Code that draws figures
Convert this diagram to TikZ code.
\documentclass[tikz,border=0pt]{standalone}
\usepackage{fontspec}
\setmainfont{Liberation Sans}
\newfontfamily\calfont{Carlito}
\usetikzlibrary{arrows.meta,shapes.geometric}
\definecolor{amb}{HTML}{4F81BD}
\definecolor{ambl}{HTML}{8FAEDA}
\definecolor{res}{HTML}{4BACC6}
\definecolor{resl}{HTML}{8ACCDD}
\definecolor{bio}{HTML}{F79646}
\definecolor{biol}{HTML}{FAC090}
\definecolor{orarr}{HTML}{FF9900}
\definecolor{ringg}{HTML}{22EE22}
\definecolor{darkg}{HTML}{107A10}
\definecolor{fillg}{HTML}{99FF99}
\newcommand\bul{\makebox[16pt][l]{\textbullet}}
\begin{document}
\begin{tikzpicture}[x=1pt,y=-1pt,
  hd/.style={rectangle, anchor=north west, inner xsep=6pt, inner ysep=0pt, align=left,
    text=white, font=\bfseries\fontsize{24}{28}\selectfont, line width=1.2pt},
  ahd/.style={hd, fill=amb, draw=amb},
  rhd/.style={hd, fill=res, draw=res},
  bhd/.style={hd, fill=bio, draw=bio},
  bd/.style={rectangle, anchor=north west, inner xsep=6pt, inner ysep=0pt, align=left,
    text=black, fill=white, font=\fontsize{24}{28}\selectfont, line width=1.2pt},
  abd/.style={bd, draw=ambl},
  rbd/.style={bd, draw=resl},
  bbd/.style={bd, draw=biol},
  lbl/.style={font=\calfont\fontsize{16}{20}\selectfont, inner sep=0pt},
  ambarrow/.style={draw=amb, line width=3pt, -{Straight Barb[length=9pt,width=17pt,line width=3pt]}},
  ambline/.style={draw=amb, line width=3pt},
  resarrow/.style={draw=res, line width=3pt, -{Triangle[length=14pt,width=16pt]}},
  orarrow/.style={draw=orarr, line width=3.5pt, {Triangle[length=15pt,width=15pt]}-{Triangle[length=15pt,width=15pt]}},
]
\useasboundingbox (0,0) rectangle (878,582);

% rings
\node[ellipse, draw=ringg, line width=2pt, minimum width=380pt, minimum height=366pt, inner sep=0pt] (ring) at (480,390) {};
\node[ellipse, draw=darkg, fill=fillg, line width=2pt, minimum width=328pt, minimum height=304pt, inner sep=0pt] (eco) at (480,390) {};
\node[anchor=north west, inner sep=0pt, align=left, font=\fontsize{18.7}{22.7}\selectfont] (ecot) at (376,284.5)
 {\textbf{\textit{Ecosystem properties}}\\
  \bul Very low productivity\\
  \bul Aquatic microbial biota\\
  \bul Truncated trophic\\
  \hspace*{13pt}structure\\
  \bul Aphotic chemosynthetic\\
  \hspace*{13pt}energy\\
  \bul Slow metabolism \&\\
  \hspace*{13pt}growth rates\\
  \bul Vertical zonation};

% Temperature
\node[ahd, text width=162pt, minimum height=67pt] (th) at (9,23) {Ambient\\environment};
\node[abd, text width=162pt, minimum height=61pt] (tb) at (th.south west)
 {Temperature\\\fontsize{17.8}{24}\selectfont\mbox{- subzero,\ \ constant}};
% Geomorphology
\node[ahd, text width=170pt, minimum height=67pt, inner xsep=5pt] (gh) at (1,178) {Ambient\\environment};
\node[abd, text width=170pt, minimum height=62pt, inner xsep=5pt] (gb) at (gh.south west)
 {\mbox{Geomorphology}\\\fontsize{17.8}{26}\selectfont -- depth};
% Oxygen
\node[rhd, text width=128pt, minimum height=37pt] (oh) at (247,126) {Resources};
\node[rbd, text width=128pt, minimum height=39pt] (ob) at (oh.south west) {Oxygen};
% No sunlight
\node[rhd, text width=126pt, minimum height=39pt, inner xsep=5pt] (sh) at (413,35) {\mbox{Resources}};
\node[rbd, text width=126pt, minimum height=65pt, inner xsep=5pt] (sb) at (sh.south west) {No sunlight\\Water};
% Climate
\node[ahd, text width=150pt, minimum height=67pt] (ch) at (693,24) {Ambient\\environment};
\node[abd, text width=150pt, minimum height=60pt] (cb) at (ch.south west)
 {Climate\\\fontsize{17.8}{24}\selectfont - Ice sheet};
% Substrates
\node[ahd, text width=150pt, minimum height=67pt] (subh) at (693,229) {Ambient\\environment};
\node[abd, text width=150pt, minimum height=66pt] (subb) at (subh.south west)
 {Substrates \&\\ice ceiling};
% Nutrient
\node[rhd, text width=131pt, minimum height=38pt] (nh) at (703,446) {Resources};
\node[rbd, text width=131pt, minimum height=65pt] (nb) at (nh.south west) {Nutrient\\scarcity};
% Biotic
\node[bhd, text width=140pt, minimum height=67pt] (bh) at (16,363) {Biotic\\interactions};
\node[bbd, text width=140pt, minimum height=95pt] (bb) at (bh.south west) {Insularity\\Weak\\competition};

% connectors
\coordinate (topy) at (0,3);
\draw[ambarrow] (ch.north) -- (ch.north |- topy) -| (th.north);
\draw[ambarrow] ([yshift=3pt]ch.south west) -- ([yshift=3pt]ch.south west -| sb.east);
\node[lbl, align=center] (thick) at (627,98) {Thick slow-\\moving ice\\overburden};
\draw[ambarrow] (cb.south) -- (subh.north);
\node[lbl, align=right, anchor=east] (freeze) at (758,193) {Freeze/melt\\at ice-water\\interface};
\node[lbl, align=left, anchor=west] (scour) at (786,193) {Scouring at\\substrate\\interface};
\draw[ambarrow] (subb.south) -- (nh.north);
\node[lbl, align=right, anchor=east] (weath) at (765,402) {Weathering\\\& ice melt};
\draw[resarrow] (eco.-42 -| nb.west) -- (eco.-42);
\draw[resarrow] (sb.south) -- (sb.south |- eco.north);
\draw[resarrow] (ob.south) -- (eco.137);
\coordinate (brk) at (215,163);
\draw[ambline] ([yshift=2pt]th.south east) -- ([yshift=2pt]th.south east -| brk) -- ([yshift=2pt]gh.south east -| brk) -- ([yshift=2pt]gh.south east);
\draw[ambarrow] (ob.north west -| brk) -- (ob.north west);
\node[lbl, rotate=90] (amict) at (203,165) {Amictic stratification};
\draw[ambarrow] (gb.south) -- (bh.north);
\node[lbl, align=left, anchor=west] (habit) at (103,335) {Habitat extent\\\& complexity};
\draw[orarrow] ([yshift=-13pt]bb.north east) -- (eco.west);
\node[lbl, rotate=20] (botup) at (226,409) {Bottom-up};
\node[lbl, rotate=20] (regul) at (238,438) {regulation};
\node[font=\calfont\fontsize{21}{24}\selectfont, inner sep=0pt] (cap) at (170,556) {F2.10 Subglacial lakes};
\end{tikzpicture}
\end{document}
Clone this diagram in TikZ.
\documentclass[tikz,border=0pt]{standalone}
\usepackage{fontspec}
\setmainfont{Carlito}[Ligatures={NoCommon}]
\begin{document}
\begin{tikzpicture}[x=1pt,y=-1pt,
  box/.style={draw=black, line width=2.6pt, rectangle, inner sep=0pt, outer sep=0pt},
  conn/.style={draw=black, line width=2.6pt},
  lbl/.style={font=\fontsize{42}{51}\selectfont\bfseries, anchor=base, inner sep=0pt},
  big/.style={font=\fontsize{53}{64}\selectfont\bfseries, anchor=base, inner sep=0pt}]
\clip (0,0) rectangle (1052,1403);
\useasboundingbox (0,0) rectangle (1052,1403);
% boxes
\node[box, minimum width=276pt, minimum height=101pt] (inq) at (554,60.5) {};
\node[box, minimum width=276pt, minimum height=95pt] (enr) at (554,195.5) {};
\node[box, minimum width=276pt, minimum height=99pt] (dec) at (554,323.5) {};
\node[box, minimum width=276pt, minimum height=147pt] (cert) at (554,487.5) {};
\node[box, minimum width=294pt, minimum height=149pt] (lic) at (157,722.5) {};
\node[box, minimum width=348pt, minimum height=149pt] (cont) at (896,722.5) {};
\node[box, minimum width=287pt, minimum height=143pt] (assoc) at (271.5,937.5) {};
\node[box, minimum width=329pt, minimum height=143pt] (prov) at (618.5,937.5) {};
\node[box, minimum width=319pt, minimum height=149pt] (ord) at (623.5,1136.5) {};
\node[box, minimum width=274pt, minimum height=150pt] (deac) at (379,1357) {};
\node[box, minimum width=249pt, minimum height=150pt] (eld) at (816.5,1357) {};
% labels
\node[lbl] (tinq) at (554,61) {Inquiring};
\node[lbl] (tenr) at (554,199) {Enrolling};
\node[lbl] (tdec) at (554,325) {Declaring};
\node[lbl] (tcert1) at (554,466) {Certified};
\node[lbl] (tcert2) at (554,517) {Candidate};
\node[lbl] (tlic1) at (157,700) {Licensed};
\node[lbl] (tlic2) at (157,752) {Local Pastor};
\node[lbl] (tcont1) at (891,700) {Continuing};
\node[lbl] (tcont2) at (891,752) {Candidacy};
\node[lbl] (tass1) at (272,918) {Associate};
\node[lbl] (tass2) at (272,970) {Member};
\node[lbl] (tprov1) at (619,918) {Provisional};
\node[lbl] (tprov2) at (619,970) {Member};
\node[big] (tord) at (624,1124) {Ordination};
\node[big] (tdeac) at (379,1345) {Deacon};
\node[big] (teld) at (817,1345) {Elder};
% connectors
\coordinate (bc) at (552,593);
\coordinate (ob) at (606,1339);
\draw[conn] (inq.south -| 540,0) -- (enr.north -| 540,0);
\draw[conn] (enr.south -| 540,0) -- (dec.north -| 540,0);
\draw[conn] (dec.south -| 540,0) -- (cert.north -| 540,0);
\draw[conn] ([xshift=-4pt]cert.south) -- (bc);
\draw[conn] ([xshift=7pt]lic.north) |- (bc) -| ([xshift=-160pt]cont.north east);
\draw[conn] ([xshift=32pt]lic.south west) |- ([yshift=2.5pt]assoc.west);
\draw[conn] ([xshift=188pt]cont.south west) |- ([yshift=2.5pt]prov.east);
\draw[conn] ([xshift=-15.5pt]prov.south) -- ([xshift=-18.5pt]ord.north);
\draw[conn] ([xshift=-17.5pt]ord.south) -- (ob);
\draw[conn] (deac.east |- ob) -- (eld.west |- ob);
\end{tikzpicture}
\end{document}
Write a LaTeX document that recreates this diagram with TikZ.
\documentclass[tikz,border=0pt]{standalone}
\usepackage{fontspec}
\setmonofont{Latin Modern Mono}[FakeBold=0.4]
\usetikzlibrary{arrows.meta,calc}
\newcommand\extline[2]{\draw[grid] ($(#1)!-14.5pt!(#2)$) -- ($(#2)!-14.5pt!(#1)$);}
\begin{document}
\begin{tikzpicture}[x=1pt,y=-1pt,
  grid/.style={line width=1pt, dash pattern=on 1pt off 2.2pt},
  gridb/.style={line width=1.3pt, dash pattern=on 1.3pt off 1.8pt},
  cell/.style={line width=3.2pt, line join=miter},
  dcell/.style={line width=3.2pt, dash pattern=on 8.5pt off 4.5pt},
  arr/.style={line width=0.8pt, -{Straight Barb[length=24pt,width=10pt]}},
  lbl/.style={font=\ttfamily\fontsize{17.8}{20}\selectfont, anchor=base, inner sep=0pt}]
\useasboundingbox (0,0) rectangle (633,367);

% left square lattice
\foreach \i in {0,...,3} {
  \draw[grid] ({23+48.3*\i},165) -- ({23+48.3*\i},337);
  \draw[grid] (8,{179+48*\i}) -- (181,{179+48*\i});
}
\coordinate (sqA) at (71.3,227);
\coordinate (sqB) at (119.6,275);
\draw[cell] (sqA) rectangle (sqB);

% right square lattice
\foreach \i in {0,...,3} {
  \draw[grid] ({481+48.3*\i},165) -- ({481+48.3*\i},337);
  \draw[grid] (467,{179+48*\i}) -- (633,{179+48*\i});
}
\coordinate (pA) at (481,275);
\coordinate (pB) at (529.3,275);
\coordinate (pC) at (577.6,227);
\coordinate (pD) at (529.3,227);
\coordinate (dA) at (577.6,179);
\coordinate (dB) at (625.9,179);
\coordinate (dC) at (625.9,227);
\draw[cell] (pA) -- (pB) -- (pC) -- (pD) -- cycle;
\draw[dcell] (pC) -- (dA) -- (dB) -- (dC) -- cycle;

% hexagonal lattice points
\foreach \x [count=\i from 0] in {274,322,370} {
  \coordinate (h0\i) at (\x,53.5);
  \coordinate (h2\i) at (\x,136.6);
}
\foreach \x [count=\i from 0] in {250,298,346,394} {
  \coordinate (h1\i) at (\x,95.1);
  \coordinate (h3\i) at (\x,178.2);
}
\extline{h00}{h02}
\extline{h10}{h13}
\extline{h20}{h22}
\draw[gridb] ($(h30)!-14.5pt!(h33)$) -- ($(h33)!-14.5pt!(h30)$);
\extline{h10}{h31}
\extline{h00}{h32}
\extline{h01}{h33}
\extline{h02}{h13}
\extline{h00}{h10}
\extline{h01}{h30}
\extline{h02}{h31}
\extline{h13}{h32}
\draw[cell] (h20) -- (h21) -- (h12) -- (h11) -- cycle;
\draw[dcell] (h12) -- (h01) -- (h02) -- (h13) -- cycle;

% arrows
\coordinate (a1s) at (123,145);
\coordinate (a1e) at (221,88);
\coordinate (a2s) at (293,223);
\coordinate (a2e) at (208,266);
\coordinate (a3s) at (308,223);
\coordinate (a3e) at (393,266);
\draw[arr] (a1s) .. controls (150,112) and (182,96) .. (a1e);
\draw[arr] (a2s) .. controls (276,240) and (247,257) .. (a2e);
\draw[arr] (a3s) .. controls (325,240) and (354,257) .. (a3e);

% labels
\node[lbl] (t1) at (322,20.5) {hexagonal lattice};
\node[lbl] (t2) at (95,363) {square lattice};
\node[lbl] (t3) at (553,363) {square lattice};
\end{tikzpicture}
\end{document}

OBJECTIVE
Where a line holds the string "this", copy that line.

FINISHED EXERCISE
Convert this diagram to TikZ code.
Clone this diagram in TikZ.
Write a LaTeX document that recreates this diagram with TikZ.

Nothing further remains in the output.